The other thing that is weird is if the show is right, there is a ton of missing information that is supposed to be in the federal archives and isn’t. The photo in question was found with intelligence photos from 1940 of the Marshall Islands, and it seems that is the only way the guy found it. On another show I had been watching an ex CIA guy said that when stuff goes missing like that, there is a reason for it, it wasn’t some accidental oversight. Other communications and writings of the time refer to these files, and some of them indicate that the NIS thought Earhardt and Noonan had lived and were captured by the Japanese and died in their custody. If that stuff was missing, to me that indicates there was a reason for them to be missing, and the question then is why?
The other thing I didn’t know what the story of the two Marines who when the US took Saipan were told to dig up two bodies. People have poohed poohed this, said the two Marines said this to get some attention, but what I didn’t know was in the late 60’s there was an expedition top dig up where the Marines said the bodies were buried, and they came up with 180+ bone fragments that they sent for analysis, and they came back as caucasian and from the 1930’s, a time when there were no caucausians there. Obviously this was before DNA testing, and the businessman and the ex Cleveland cop who did the work apparently never asked for the fragments back, and they have disappeared (which is kind of suspicious as well, would figure that would have been in the university archives). If someone could find those, obviously they could test them.
The other big thing was the reports of the natives of the Islands, who cross confirmed things without knowing them. A native who was acting as a medic said he treated a man and woman on the kyushu (the ship in the photo), and mentioned that the man had a gash on his forehead and had an injured knee (the interview was done in 1983, long before this photo was found). Another person who saw a man and woman (actually, interestingly, originally thought earthardt was a man because of the short hair and pants) said the main appeared to be limping on the leg the other one had reported hurt.
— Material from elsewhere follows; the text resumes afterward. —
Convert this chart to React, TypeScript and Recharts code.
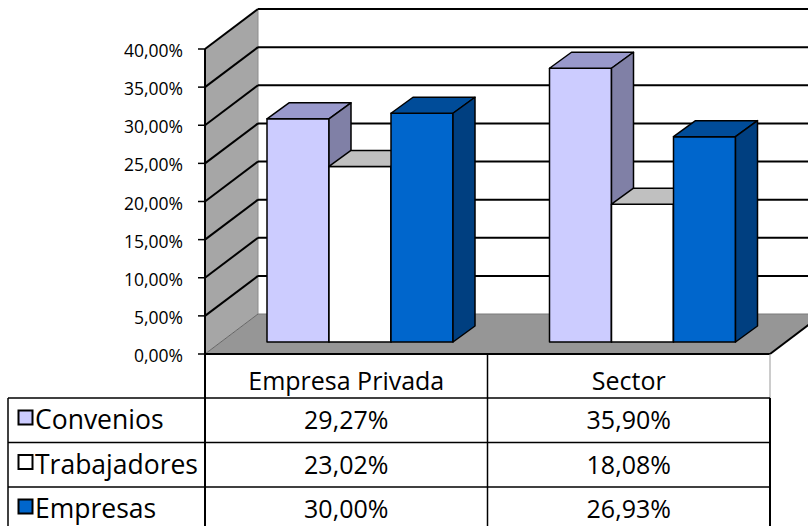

A girl who on Saipan was responsible for doing laundry for the japanese where the jail was reported seeing a caucasian woman in a cell there…another guys father (a reverend) was out fishing in the lagoon of the Island where they think they landed (I think it was called Miwi), and reported later on that the Japanese showed up and dragged the plane to the other side of the lagoon, where it was put on a barge, as in the photo. On the Island, there are these wheels that the Japanese used to transport ammunition like shells and such, which is weird cause the Island was never fortified with guns like that…but could have been used to move the plane (and there were 3 sets of them, which would have been used for the 3 wheels on the plane). These were people who didn’t know of this photo when they made these statements, they didn’t know each other or of each other…so why would they lie? I am more inclined to believe them then let’s say the Japanese author who claims to have seen the ship’s log for the Kyushu and that it was 1200 miles away at the time, since the author had a lot of reasons to try and distort the truth.
Another interesting thing was apparently the guy who was the commandant of the Marine Corps believed that Earthardt had been captured, writing in the 1970’s he said that from what he saw and heard she made it.
There also were the radio transmissions, that seemed to preclude the official theory that they went into the sea. One woman who was listening to shortwave that night said she heard a transmission that clearly mentioned the Island where they touched down (Miwi?), she wrote letters in the 1940’s to NIS that said she had heard that…how many people in the US, let alone a nurse (I think it was louisville) knew of that Island, a flea speck in the Marshall group.
Obviously, there is nothing conclusive about this, but I also am skeptical of the guys looking on the other island, who have major corporate backing as well as Nat Geo, I doubt they would be very objective. Not saying this is true, but given what the program presented I think there is a case to look into it further and see for example if they can find the bone fragments from Saipan (they found the site on this show, found a coke bottle from 1968 when they did the dig that found the fragments, but only found that the soil had been disturbed, didn’t find any fragments) and try and check the DNA. I don’t understand why the secrecy all these years, but then again who ever said the government is rational? Last I checked, the gizmo they used to break the japanese codes in WWII was under heavy guard at an NSA warehouse and was considered ‘top secret’. Maybe the government is afraid if people found out that they left earthardt and noonan to die, that they would be outraged, or maybe it was to try and protect the Japanese when we were trying to rebuild them post war and didn’t want memories of the past…I think it is worth watching, even if in the end it really didn’t prove anything.